Seemingly small things like a hot shower are really appreciated. In Kathmandu a bottle of mineral water costs 15 rupees or around R1.65, the price soaring 20-fold to 300 rupees in the remoter regions of the Himalayas. And while a good meal can cost as little as R20 this won’t pay for a hot shower as you get closer to Everest Base Camp. My record is nearly R40 for that simple joy.
Often the water has to be carried several hundred metres from a nearby stream and then heated using dried yak dung. So nothing is easy.
Electricity is also a precious commodity, the meagre illumination during our overnight stays invariably provided by solar panels and then only when there have been a few hours of sunlight.
A battery-powered Petzl head torch is essential gear along with a down sleeping bag, warm trekking clothes, an inquiring mind and a keen sense of humour.
We encounter mist, rain, sleet, snow and biting winds, but on the days when it really matters we celebrate views of Everest and other legendary peaks like Nuptse, Lhotse and Ama Dablam in perfect sunshine.
Highlights include the breathtaking view from Goko Ri across a wide glacier towards Everest, as well as the ascent of Cho La Pass in deteriorating weather conditions. It is one of the toughest hikes I’ve yet experienced and constantly fraught with the danger of slipping on ice or snow-covered rocks and boulders. The pass was closed just before our arrival, and again after the brief window of opportunity with which we were blessed before fresh snowstorms.
On the top I was staggering with exhaustion as I trudged through deep snow in the gloom, slipping and falling more than once. But my spirits soared and I felt so incredibly alive – this is the kind of dramatic Himalayan landscape I’d dreamed of and the sort of physical challenge I relish.
The guidebooks and some friends had warned me that Base Camp might be an anti-climax, lacking a meaningful view of Everest.
I put my absolute trust in the process of Life, visualise positive outcomes and eventually quiet my fears. Dawn is a magnificent reward, another stunning day making a mockery of my night-time fears and imaginings.
But I was energised and exhilarated by the experience of trekking along the edge of the Khumbu Icefall and Glacier, at last coming face-to-face with that giant conveyer belt of rock and ice that forms one of the daunting obstacles to any summit attempt.
The main weather window happens in May each year, allowing a few teams a crack at the top when the notorious jetstream is not howling off the summit at up to 250km/h. We reach Base Camp in sunshine on October 11 to find Thailand’s first Everest bid in progress with the team planning to be there for three months.
Depending on your viewpoint this could be the ultimate gift and life-changing experience, or your worst nightmare in the bleakest and most hostile environment imaginable.
I love every precious second and am stirred by the aliveness of the scene, drawing a deep breath every time I hear the cracking and crunching of the moving glacier, or the roar of an avalanche exploding from the high peaks.

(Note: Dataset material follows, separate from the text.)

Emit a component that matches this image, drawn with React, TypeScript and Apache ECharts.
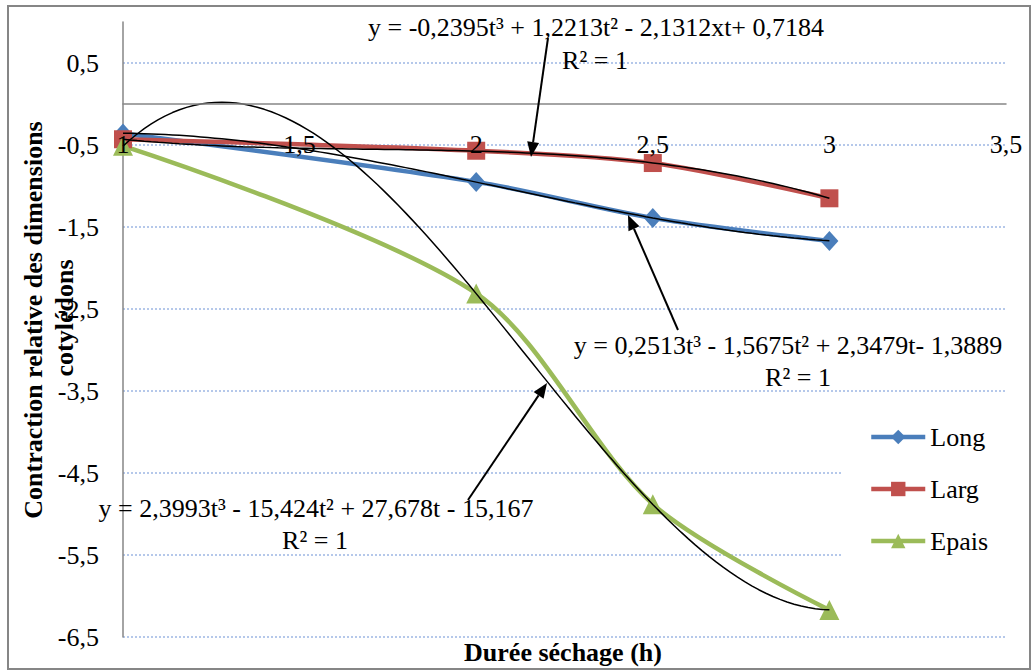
import React, { useEffect, useRef } from 'react';
import * as echarts from 'echarts';

// ---- Data ----
const durations = [1, 2, 2.5, 3];
const longValues = [-0.36, -0.95, -1.39, -1.67];
const largValues = [-0.43, -0.57, -0.72, -1.15];
const epaisValues = [-0.51, -2.31, -4.88, -6.17];
const seriesNames = ['Long', 'Larg', 'Epais'];
const seriesColors = ['#4A7EBB', '#C0504D', '#9BBB59'];

// Cubic trendline coefficients (t^3, t^2, t, 1) as printed on the chart
const trendLong = [0.2513, -1.5675, 2.3479, -1.3889];
const trendLarg = [-0.2395, 1.2213, -2.1312, 0.7184];
const trendEpais = [2.3993, -15.424, 27.678, -15.167];
const trendRange = [1, 3];

const eqLarg = 'y = -0,2395t³ + 1,2213t² - 2,1312xt+ 0,7184';
const eqLong = 'y = 0,2513t³ - 1,5675t² + 2,3479t- 1,3889';
const eqEpais = 'y = 2,3993t³ - 15,424t² + 27,678t - 15,167';
const r2Text = 'R² = 1';

const xTitle = 'Durée séchage (h)';
const yTitle1 = 'Contraction relative des dimensions';
const yTitle2 = 'cotylédons';

const FONT = '"Liberation Serif", "Times New Roman", serif';
const FONT_NAME = 'Liberation Serif';

function trendPoints(c: number[]) {
  const pts: number[][] = [];
  const n = 100;
  for (let i = 0; i <= n; i++) {
    const t = trendRange[0] + ((trendRange[1] - trendRange[0]) * i) / n;
    pts.push([t, c[0] * t * t * t + c[1] * t * t + c[2] * t + c[3]]);
  }
  return pts;
}

function arrow(x1: number, y1: number, x2: number, y2: number) {
  const a = Math.atan2(y2 - y1, x2 - x1);
  const len = 15;
  const w = 6;
  const c = Math.cos(a);
  const s = Math.sin(a);
  const bx = x2 - len * c;
  const by = y2 - len * s;
  return [
    { type: 'line', z: 50, shape: { x1, y1, x2: bx, y2: by }, style: { stroke: '#000', lineWidth: 2 } },
    {
      type: 'polygon',
      z: 50,
      shape: { points: [[x2, y2], [bx - w * s, by + w * c], [bx + w * s, by - w * c]] },
      style: { fill: '#000' },
    },
  ];
}

function label(text: string, x: number, y: number, bold = false, rotation = 0) {
  return {
    type: 'text',
    z: 50,
    x,
    y,
    rotation,
    style: {
      text,
      font: `${bold ? 'bold ' : ''}26px ${FONT}`,
      fill: '#000',
      align: 'center',
      verticalAlign: 'middle',
      textAlign: 'center',
      textVerticalAlign: 'middle',
    },
  };
}

const fmt = (v: number) => String(v).replace('.', ',');

export default function App() {
  const ref = useRef<HTMLDivElement>(null);
  useEffect(() => {
    if (!ref.current) return;
    const chart = echarts.init(ref.current, null, { renderer: 'svg' });
    const mk = (name: string, vals: number[], color: string, symbol: string, size: any) => ({
      name,
      type: 'line',
      data: durations.map((d, i) => [d, vals[i]]),
      smooth: 0.3,
      symbol,
      symbolSize: size,
      showAllSymbol: true,
      lineStyle: { width: 4.5, color },
      itemStyle: { color },
      emphasis: { disabled: true },
      z: 2,
    });
    const trend = (vals: number[]) => ({
      type: 'line',
      data: trendPoints(vals),
      symbol: 'none',
      showSymbol: false,
      lineStyle: { width: 1.5, color: '#000' },
      itemStyle: { color: '#000' },
      emphasis: { disabled: true },
      silent: true,
      z: 3,
    });
    chart.setOption({
      animation: false,
      backgroundColor: '#fff',
      textStyle: { fontFamily: FONT_NAME },
      grid: { left: 123, right: 28, top: 22, bottom: 34, containLabel: false, outerBoundsMode: 'none' },
      xAxis: {
        type: 'value',
        min: 1,
        max: 3.5,
        interval: 0.5,
        offset: -533,
        z: 5,
        axisLine: { show: true, onZero: false, lineStyle: { color: '#868686', width: 1.5 } },
        axisTick: { show: false },
        splitLine: { show: false },
        axisLabel: {
          margin: 27,
          color: '#000',
          fontFamily: FONT_NAME,
          fontSize: 26,
          showMinLabel: true,
          showMaxLabel: true,
          hideOverlap: false,
          formatter: (v: number) => fmt(v),
        },
      },
      yAxis: {
        type: 'value',
        min: -6.5,
        max: 1,
        interval: 1,
        axisLine: { show: true, onZero: false, lineStyle: { color: '#868686', width: 1.5 } },
        axisTick: { show: false },
        splitLine: {
          show: true,
          showMaxLine: false,
          lineStyle: { color: '#9db6e4', width: 1.5, type: [2, 2] },
        },
        axisLabel: {
          margin: 24,
          color: '#000',
          fontFamily: FONT_NAME,
          fontSize: 26,
          showMaxLabel: false,
          formatter: (v: number) => (v === 1 ? '' : fmt(v)),
        },
      },
      legend: {
        data: seriesNames,
        orient: 'vertical',
        left: 842,
        top: 408,
        padding: [16, 30, 40, 27],
        backgroundColor: '#fff',
        itemWidth: 54,
        itemHeight: 18,
        itemGap: 26,
        lineStyle: { width: 4.5 },
        textStyle: { fontFamily: FONT_NAME, fontSize: 26, color: '#000' },
        z: 10,
      },
      series: [
        mk(seriesNames[0], longValues, seriesColors[0], 'diamond', [18, 20]),
        mk(seriesNames[1], largValues, seriesColors[1], 'rect', 18),
        mk(seriesNames[2], epaisValues, seriesColors[2], 'triangle', 20),
        trend(trendLong),
        trend(trendLarg),
        trend(trendEpais),
      ],
      graphic: [
        {
          type: 'rect',
          z: 100,
          shape: { x: 8, y: 6, width: 1022, height: 663 },
          style: { fill: 'none', stroke: '#868686', lineWidth: 2 },
          silent: true,
        },
        label(eqLarg, 596, 27),
        label(r2Text, 595, 60),
        label(eqLong, 788, 345),
        label(r2Text, 798, 377),
        label(eqEpais, 316, 508),
        label(r2Text, 315, 540),
        label(xTitle, 563, 652, true),
        label(yTitle1, 33, 320, true, Math.PI / 2),
        label(yTitle2, 64, 318, true, Math.PI / 2),
        ...arrow(548, 38, 531, 157),
        ...arrow(678, 330, 628, 215),
        ...arrow(468, 500, 547, 383),
      ],
    });
    return () => chart.dispose();
  }, []);
  return (
    <div
      ref={ref}
      style={{ position: 'absolute', left: 0, top: 0, width: 1034, height: 671 }}
    />
  );
}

I volunteer a silent prayer of thanks for being here in this remarkable landscape and more especially for all my bountiful blessings. I’ve had a minor epiphany early in the trip and felt my heart chakra open with the dazzling realisation that nothing is more important than my daughters Tammy and Bonnie, and all those dear to me.
My partner Adelle has repeatedly warned over the past couple of years: “If you want to climb Everest you must be prepared never to see your loved ones again.” My reaction then was cynical (and selfish) amusement.
But thanks to my recent dark nights of the soul, when I was battling my demons, I’ve some exciting new (and obvious) realisations. Love is all and I’d rather hug my loved ones again than enjoy the unbelievable adrenaline-rush of standing on top of this magnificent world of ours.
If I’m to embark on any extreme challenges, let my first be to push back my personal spiritual frontiers and limiting beliefs.